● **TASK PROMPT**: From the first line of the data below through the line bearing "y_tick_labels = ['0', '0.5', '1']", reproduce each line exactly; do not include pictures.
____________
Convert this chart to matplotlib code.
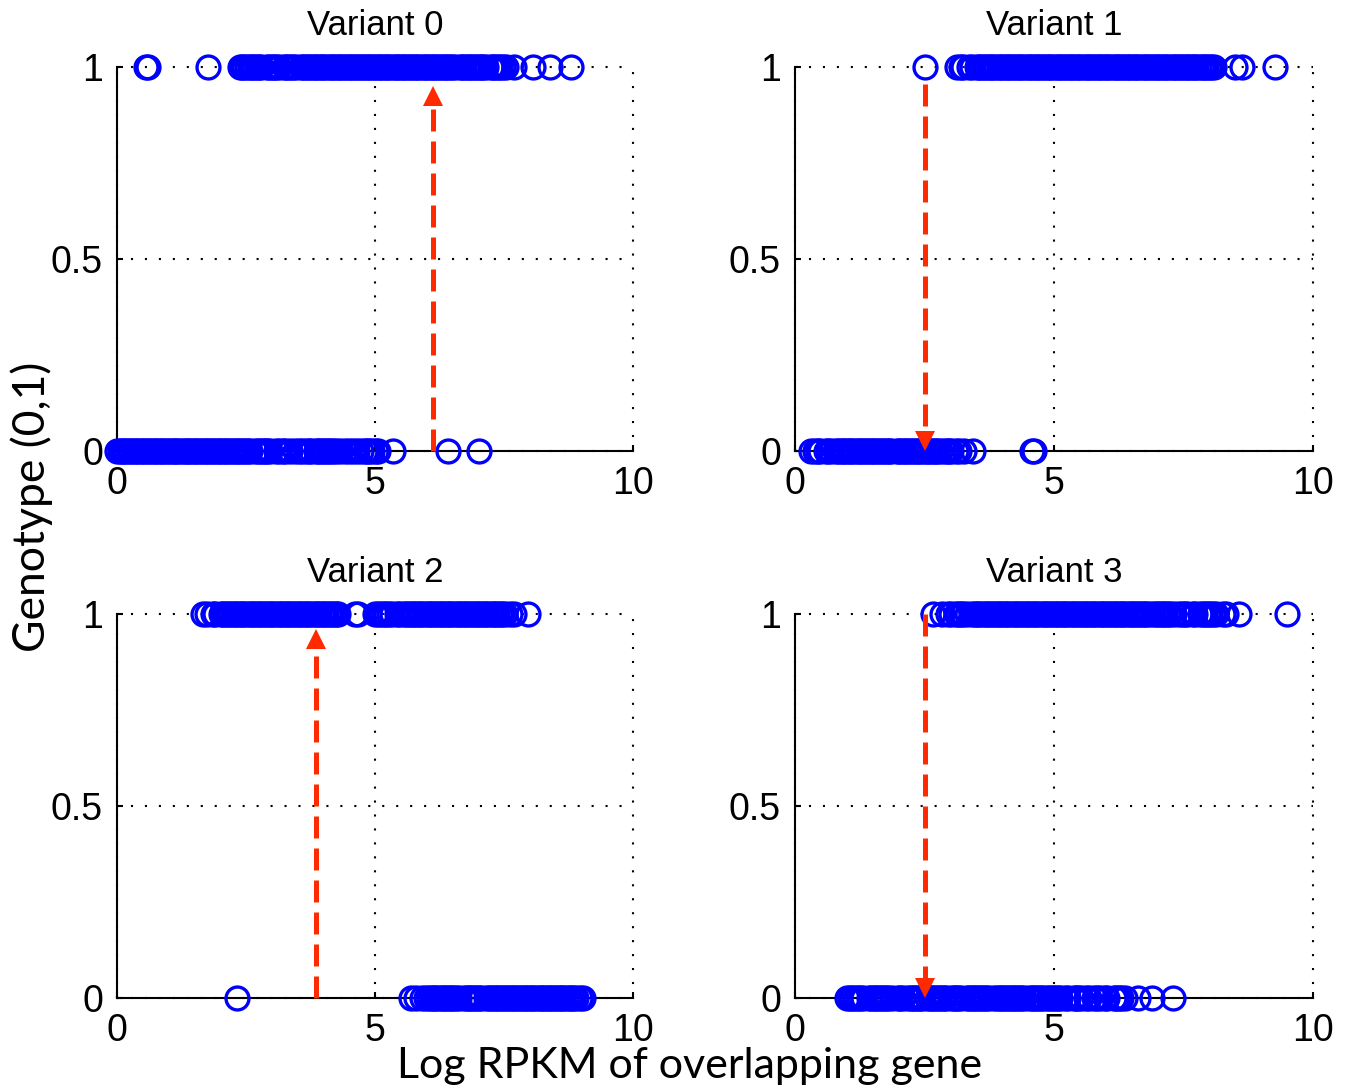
import numpy as np
import matplotlib
matplotlib.use('Agg')
import matplotlib.pyplot as plt

plt.rcParams['font.family'] = ['Liberation Sans', 'DejaVu Sans']

titles = ['Variant 0', 'Variant 1', 'Variant 2', 'Variant 3']
x_ticks = [0, 5, 10]
x_tick_labels = ['0', '5', '10']
y_ticks = [0, 0.5, 1]
y_tick_labels = ['0', '0.5', '1']

# log RPKM of samples with genotype 1
v0_hi = [0.57, 0.61, 1.77,
         2.38, 2.43, 2.47, 2.52, 2.57, 2.62, 2.66, 2.71, 2.76, 2.80,
         2.91, 2.95, 3.00, 3.05, 3.09, 3.13,
         3.23, 3.27, 3.32, 3.37, 3.41, 3.46,
         3.56, 3.60, 3.65, 3.70, 3.74, 3.79, 3.84, 3.88, 3.93, 3.98, 4.02, 4.07,
         4.12, 4.16, 4.21, 4.26, 4.30, 4.35, 4.40, 4.44, 4.49, 4.54, 4.58, 4.63,
         4.68, 4.72, 4.77, 4.82, 4.86, 4.91, 4.96, 5.00, 5.05, 5.10, 5.14, 5.19,
         5.24, 5.28, 5.33, 5.38, 5.42, 5.47, 5.52, 5.56, 5.61, 5.66, 5.70, 5.75,
         5.80, 5.84, 5.89, 5.94, 5.98, 6.03, 6.08, 6.12, 6.17, 6.22, 6.26, 6.31,
         6.36, 6.40, 6.45, 6.50, 6.55,
         6.64, 6.68, 6.73, 6.78, 6.82, 6.87, 6.92, 6.96, 7.01, 7.06, 7.10, 7.15,
         7.24, 7.28, 7.33, 7.38, 7.42, 7.48, 7.53,
         7.69, 8.06, 8.39, 8.80]
v1_hi = [2.50, 3.13, 3.20, 3.25, 3.36, 3.41, 3.51, 3.55,
         3.60, 3.65, 3.69, 3.74, 3.79, 3.83, 3.88, 3.93, 3.97, 4.02, 4.07, 4.11,
         4.16, 4.21, 4.25, 4.30, 4.35, 4.39, 4.44, 4.49, 4.53, 4.58, 4.63, 4.67,
         4.72, 4.77, 4.81, 4.86, 4.91, 4.95, 5.00, 5.05, 5.09, 5.14, 5.19, 5.23,
         5.28, 5.33, 5.37, 5.42, 5.47, 5.51, 5.56, 5.61, 5.65, 5.70, 5.75, 5.79,
         5.84, 5.89, 5.93, 5.98, 6.03, 6.07, 6.12, 6.17, 6.21, 6.26, 6.31, 6.35,
         6.40, 6.45, 6.49, 6.54, 6.59, 6.63, 6.68, 6.73, 6.77, 6.82, 6.87, 6.91,
         6.96, 7.01, 7.05, 7.10, 7.15, 7.19, 7.24, 7.29, 7.33, 7.38, 7.43, 7.47,
         7.52, 7.57, 7.61, 7.66, 7.71, 7.75, 7.80, 7.85, 7.89, 7.94, 7.99, 8.03,
         8.08, 8.50, 8.62, 9.27]
v2_hi = [1.67, 1.74, 1.86, 1.90, 2.01, 2.05, 2.10, 2.15, 2.19, 2.24, 2.29, 2.33,
         2.38, 2.43, 2.47, 2.52, 2.57, 2.61, 2.66, 2.71, 2.75, 2.80, 2.85, 2.89,
         2.94, 2.99, 3.03, 3.08, 3.13, 3.17, 3.22, 3.27, 3.31, 3.36, 3.41, 3.45,
         3.50, 3.55, 3.59, 3.64, 3.69, 3.73, 3.78, 3.83, 3.87, 3.92, 3.97, 4.01,
         4.06, 4.11, 4.15, 4.20, 4.25, 4.29,
         4.62, 4.68, 5.00, 5.05, 5.12, 5.17, 5.22, 5.27, 5.32, 5.42, 5.46,
         5.55, 5.60, 5.64, 5.69, 5.74, 5.78, 5.83, 5.88, 5.92, 5.97, 6.02, 6.06,
         6.11, 6.16, 6.20, 6.25, 6.30, 6.34, 6.39, 6.44, 6.48, 6.53, 6.58, 6.62,
         6.67, 6.72, 6.76, 6.81, 6.86, 6.90, 6.95, 7.00, 7.04, 7.09, 7.14, 7.18,
         7.23, 7.28, 7.32, 7.37, 7.42, 7.46, 7.51, 7.62, 7.70, 7.96]
v3_hi = [2.67, 2.84, 2.95, 3.02, 3.10, 3.15, 3.20, 3.25, 3.32, 3.42, 3.47,
         3.52, 3.56, 3.61, 3.66, 3.70, 3.75, 3.80, 3.84, 3.89, 3.94, 3.98, 4.03,
         4.08, 4.12, 4.17, 4.22, 4.26, 4.31, 4.36, 4.40, 4.45, 4.50, 4.54, 4.59,
         4.64, 4.68, 4.73, 4.78, 4.82, 4.87, 4.92, 4.96, 5.01, 5.06, 5.10, 5.15,
         5.20, 5.24, 5.29, 5.34, 5.38, 5.43, 5.48, 5.52, 5.57, 5.62, 5.66, 5.71,
         5.76, 5.80, 5.85, 5.90, 5.94, 5.99, 6.04, 6.08, 6.13, 6.18, 6.22, 6.27,
         6.32, 6.36, 6.41, 6.46, 6.50, 6.55, 6.60, 6.64, 6.69, 6.74, 6.78, 6.83,
         6.92, 6.97, 7.01, 7.06, 7.11, 7.15, 7.20, 7.24, 7.32, 7.42, 7.47, 7.52,
         7.57, 7.68, 7.73, 7.82, 7.87, 7.92, 7.97, 8.02, 8.07, 8.13, 8.27, 8.33,
         8.57, 9.50]

# log RPKM of samples with genotype 0
v0_lo = [0.00, 0.05, 0.09, 0.14, 0.18, 0.23, 0.27, 0.32, 0.37, 0.41, 0.46, 0.50,
         0.55, 0.60, 0.64, 0.69, 0.73, 0.78, 0.83, 0.87, 0.92, 0.96, 1.01, 1.06,
         1.10, 1.15, 1.19, 1.24, 1.29, 1.33, 1.38, 1.42, 1.47, 1.52, 1.56, 1.61,
         1.65, 1.70, 1.75, 1.79, 1.84, 1.88, 1.93, 1.98, 2.02, 2.07, 2.11, 2.16,
         2.21, 2.25, 2.30, 2.34, 2.39, 2.44, 2.48, 2.53, 2.58,
         2.68, 2.73, 2.77, 2.82, 2.87, 2.91, 2.96,
         3.08, 3.13, 3.22, 3.26, 3.35, 3.45, 3.52, 3.58, 3.66, 3.72,
         3.76, 3.85, 3.89, 3.94, 3.99, 4.03, 4.08, 4.13, 4.18,
         4.25, 4.32, 4.42, 4.50, 4.58, 4.65,
         4.72, 4.80, 4.84, 4.89, 4.94, 5.02, 5.06,
         5.35, 6.42, 7.02]
v1_lo = [0.30, 0.38, 0.44, 0.49, 0.60, 0.64, 0.69, 0.79, 0.83, 0.88, 0.93, 0.97,
         1.02, 1.07, 1.11, 1.16, 1.21, 1.25, 1.30, 1.35, 1.39, 1.44, 1.49, 1.53,
         1.58, 1.63, 1.67, 1.72, 1.77, 1.81, 1.86,
         1.96, 2.00, 2.05, 2.10, 2.14, 2.19, 2.24, 2.28, 2.33, 2.38, 2.42, 2.47,
         2.52, 2.56, 2.61, 2.66, 2.70, 2.75, 2.79,
         2.88, 2.93, 2.97, 3.02, 3.11, 3.16, 3.26, 3.43, 4.58, 4.62]
v2_lo = [2.33, 5.69, 5.80, 5.92, 5.98, 6.05, 6.10, 6.15, 6.19, 6.24, 6.29, 6.33,
         6.38, 6.43, 6.47, 6.52, 6.57, 6.62,
         6.73, 6.78, 6.82, 6.87, 6.92, 6.96, 7.01, 7.06,
         7.16, 7.21, 7.25, 7.30, 7.35, 7.39, 7.44, 7.49, 7.53, 7.58, 7.63, 7.67,
         7.72, 7.77, 7.81, 7.86, 7.91, 7.95, 8.00, 8.05, 8.09, 8.14, 8.19, 8.23,
         8.28, 8.33, 8.37, 8.42, 8.47, 8.51, 8.56, 8.61, 8.65, 8.70, 8.75, 8.79,
         8.84, 8.90, 8.97, 9.03]
v3_lo = [1.00, 1.06, 1.11, 1.16, 1.21, 1.26, 1.32, 1.42, 1.47, 1.52, 1.56, 1.61,
         1.66, 1.70, 1.75, 1.80, 1.88, 1.98, 2.03, 2.08, 2.18, 2.23, 2.27, 2.32,
         2.37, 2.41, 2.46, 2.55, 2.60, 2.64, 2.69, 2.74, 2.78, 2.83, 2.88, 2.92,
         3.01, 3.06, 3.11, 3.15, 3.20, 3.32, 3.36, 3.41, 3.46, 3.50, 3.55, 3.60,
         3.64, 3.69, 3.74, 3.85, 3.90, 3.95, 3.99, 4.04, 4.09, 4.13, 4.18, 4.23,
         4.27, 4.32, 4.37, 4.42, 4.52, 4.57, 4.61, 4.66, 4.71, 4.75, 4.80, 4.88,
         4.93, 4.98, 5.02, 5.07, 5.12, 5.22, 5.27, 5.38, 5.43, 5.47, 5.52, 5.62,
         5.67, 5.78, 5.83, 5.88, 5.98, 6.03, 6.15, 6.20, 6.25, 6.30, 6.38,
         6.63, 6.90, 7.30]

highs = [v0_hi, v1_hi, v2_hi, v3_hi]
lows = [v0_lo, v1_lo, v2_lo, v3_lo]

# red dashed arrows: x position, start y, tip y
arrow_x = [6.12, 2.51, 3.86, 2.51]
arrow_from = [0.0, 0.955, 0.0, 1.0]
arrow_to = [0.953, 0.0, 0.963, 0.0]

blue = '#0000ff'
red = '#ff2a00'

fig = plt.figure(figsize=(13.46, 10.89), dpi=100)
W, H = 1346.0, 1089.0
# axes boxes in pixels: left, top, right, bottom
boxes = [(117, 67, 633, 451), (795, 67, 1313, 451),
         (117, 614, 633, 998), (795, 614, 1313, 998)]

for i, (l, t, r, b) in enumerate(boxes):
    ax = fig.add_axes([l / W, 1 - b / H, (r - l) / W, (b - t) / H])
    hi = highs[i]
    lo = lows[i]
    ax.plot(hi, np.ones(len(hi)), 'o', ls='none', mfc='none', mec=blue,
            ms=16.5, mew=2.4, clip_on=False, zorder=3)
    ax.plot(lo, np.zeros(len(lo)), 'o', ls='none', mfc='none', mec=blue,
            ms=16.5, mew=2.4, clip_on=False, zorder=3)

    # arrow: dashed shaft + triangle head
    head = 21.0 / (b - t)  # head height in axis units
    if arrow_to[i] > arrow_from[i]:
        y_base = arrow_to[i] - head * 0.9
        y_head = arrow_to[i] - head / 2
        mk = '^'
    else:
        y_base = arrow_to[i] + head * 0.9
        y_head = arrow_to[i] + head / 2
        mk = 'v'
    ax.plot([arrow_x[i], arrow_x[i]], [arrow_from[i], y_base], color=red,
            lw=3.6, dashes=(4.4, 2.0), solid_capstyle='butt',
            dash_capstyle='butt', zorder=4, clip_on=False)
    ax.plot([arrow_x[i]], [y_head], marker=mk, ms=15, color=red, mew=0,
            zorder=4, clip_on=False)

    ax.set_xlim(0, 10)
    ax.set_ylim(0, 1)
    ax.set_xticks(x_ticks)
    ax.set_xticklabels(x_tick_labels)
    ax.set_yticks(y_ticks)
    ax.set_yticklabels(y_tick_labels)
    for s in ['top', 'right']:
        ax.spines[s].set_visible(False)
    for s in ['left', 'bottom']:
        ax.spines[s].set_linewidth(1.5)
    ax.set_axisbelow(True)
    ax.grid(True, color='black', lw=1.5, linestyle=(0, (1, 5.7)))
    for gl in ax.get_xgridlines() + ax.get_ygridlines():
        gl.set_clip_on(False)
    ax.tick_params(axis='both', direction='in', length=4, width=1.5,
                   labelsize=27)
    ax.tick_params(axis='x', pad=11)
    ax.tick_params(axis='y', pad=10)
    ax.set_title(titles[i], fontsize=25, pad=23)

fig.text(45 / W, 0.535, 'Genotype (0,1)', rotation=90, rotation_mode='anchor',
         ha='center', va='baseline', fontsize=32, family=['Lato', 'DejaVu Sans'])
fig.text(690 / W, 11 / H, 'Log RPKM of overlapping gene', ha='center',
         va='baseline', fontsize=31, family=['Lato', 'DejaVu Sans'])

fig.savefig('out.png', dpi=100)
____________
● **WRITTEN RESPONSE**:
Convert this chart to matplotlib code.
import numpy as np
import matplotlib
matplotlib.use('Agg')
import matplotlib.pyplot as plt

plt.rcParams['font.family'] = ['Liberation Sans', 'DejaVu Sans']

titles = ['Variant 0', 'Variant 1', 'Variant 2', 'Variant 3']
x_ticks = [0, 5, 10]
x_tick_labels = ['0', '5', '10']
y_ticks = [0, 0.5, 1]
y_tick_labels = ['0', '0.5', '1']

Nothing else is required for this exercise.